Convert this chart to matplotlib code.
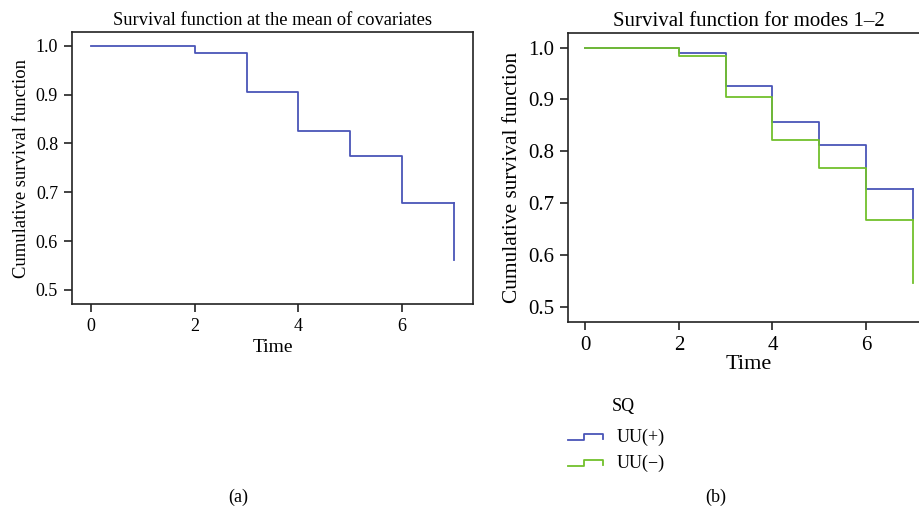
import matplotlib
matplotlib.use("Agg")
import matplotlib.pyplot as plt
from matplotlib.lines import Line2D

plt.rcParams["font.family"] = ["Liberation Serif", "DejaVu Serif"]

# panel (a): survival at the mean of covariates
time_a = [0, 2, 3, 4, 5, 6, 7]
surv_a = [1.0, 0.984, 0.906, 0.825, 0.774, 0.677, 0.561]

# panel (b): survival by group
time_b = [0, 2, 3, 4, 5, 6, 7]
surv_pos = [1.0, 0.989, 0.925, 0.856, 0.812, 0.727, 0.667]
surv_neg = [1.0, 0.984, 0.905, 0.821, 0.768, 0.667, 0.547]
groups = ["UU(+)", "UU(\u2212)"]

BLUE = "#4a55b8"
GREEN = "#72c02c"
INK = "#222222"


def style_axis(ax, fs):
    for s in ax.spines.values():
        s.set_linewidth(1.2)
        s.set_color(INK)
    ax.tick_params(direction="out", length=6, width=1.2, color=INK,
                   labelsize=fs, pad=4)
    ax.set_xticks([0, 2, 4, 6])
    ax.set_yticks([0.5, 0.6, 0.7, 0.8, 0.9, 1.0])
    ax.set_yticklabels(["0.5", "0.6", "0.7", "0.8", "0.9", "1.0"])
    ax.set_xlim(-0.37, 7.37)
    ax.set_ylim(0.471, 1.028)


def steps(ax, t, s, color):
    # step curve, ending with the drop at the last time
    ax.step(t[:-1] + [t[-1]], s[:-1] + [s[-2]], where="post", color=color, lw=1.3)
    ax.plot([t[-1], t[-1]], [s[-2], s[-1]], color=color, lw=1.3)


fig = plt.figure(figsize=(9.2, 5.15), dpi=100)
W, H = 920, 515

# (a)
ax1 = fig.add_axes([72 / W, 1 - 304 / H, (473 - 72) / W, (304 - 32) / H])
steps(ax1, time_a, surv_a, BLUE)
style_axis(ax1, 13)
ax1.set_title("Survival function at the mean of covariates", fontsize=13.3, pad=5)
ax1.set_xlabel("Time", fontsize=14, labelpad=3)
ax1.set_ylabel("Cumulative survival function", fontsize=13.4, labelpad=4)

# (b) - extends past the right edge of the figure
ax2 = fig.add_axes([568 / W, 1 - 322 / H, (930 - 568) / W, (322 - 33) / H])
steps(ax2, time_b, surv_pos, BLUE)
steps(ax2, time_b, surv_neg, GREEN)
style_axis(ax2, 15)
ax2.set_title("Survival function for modes 1\u20132", fontsize=15, pad=5)
ax2.set_xlabel("Time", fontsize=16, labelpad=0)
ax2.set_ylabel("Cumulative survival function", fontsize=15.4, labelpad=4)

# legend drawn as step glyphs
fig.text(612 / W, 1 - 406 / H, "SQ", fontsize=13, ha="left", va="center")
for i, (lab, col) in enumerate(zip(groups, [BLUE, GREEN])):
    y = 437 + i * 26
    yb = 1 - (y + 3) / H
    yt = 1 - (y - 3) / H
    xs = [568 / W, 584 / W, 584 / W, 603 / W, 603 / W]
    ys = [yb, yb, yt, yt, yb + 0.002]
    fig.add_artist(Line2D(xs, ys, color=col, lw=1.3, transform=fig.transFigure))
    fig.text(617 / W, 1 - y / H, lab, fontsize=13, ha="left", va="center")

fig.text(238 / W, 1 - 497 / H, "(a)", fontsize=13, ha="center", va="center")
fig.text(716 / W, 1 - 497 / H, "(b)", fontsize=13, ha="center", va="center")

fig.savefig("out.png", dpi=100)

□ □ □ □ □

- _Task objective_:
Repeat the lines above, starting at the first and stopping after the line that holds "ax.set_ylim(0.471, 1.028)", with the pictures left out.

- _Problem solution_:
Convert this chart to matplotlib code.
import matplotlib
matplotlib.use("Agg")
import matplotlib.pyplot as plt
from matplotlib.lines import Line2D

plt.rcParams["font.family"] = ["Liberation Serif", "DejaVu Serif"]

# panel (a): survival at the mean of covariates
time_a = [0, 2, 3, 4, 5, 6, 7]
surv_a = [1.0, 0.984, 0.906, 0.825, 0.774, 0.677, 0.561]

# panel (b): survival by group
time_b = [0, 2, 3, 4, 5, 6, 7]
surv_pos = [1.0, 0.989, 0.925, 0.856, 0.812, 0.727, 0.667]
surv_neg = [1.0, 0.984, 0.905, 0.821, 0.768, 0.667, 0.547]
groups = ["UU(+)", "UU(\u2212)"]

BLUE = "#4a55b8"
GREEN = "#72c02c"
INK = "#222222"


def style_axis(ax, fs):
    for s in ax.spines.values():
        s.set_linewidth(1.2)
        s.set_color(INK)
    ax.tick_params(direction="out", length=6, width=1.2, color=INK,
                   labelsize=fs, pad=4)
    ax.set_xticks([0, 2, 4, 6])
    ax.set_yticks([0.5, 0.6, 0.7, 0.8, 0.9, 1.0])
    ax.set_yticklabels(["0.5", "0.6", "0.7", "0.8", "0.9", "1.0"])
    ax.set_xlim(-0.37, 7.37)
    ax.set_ylim(0.471, 1.028)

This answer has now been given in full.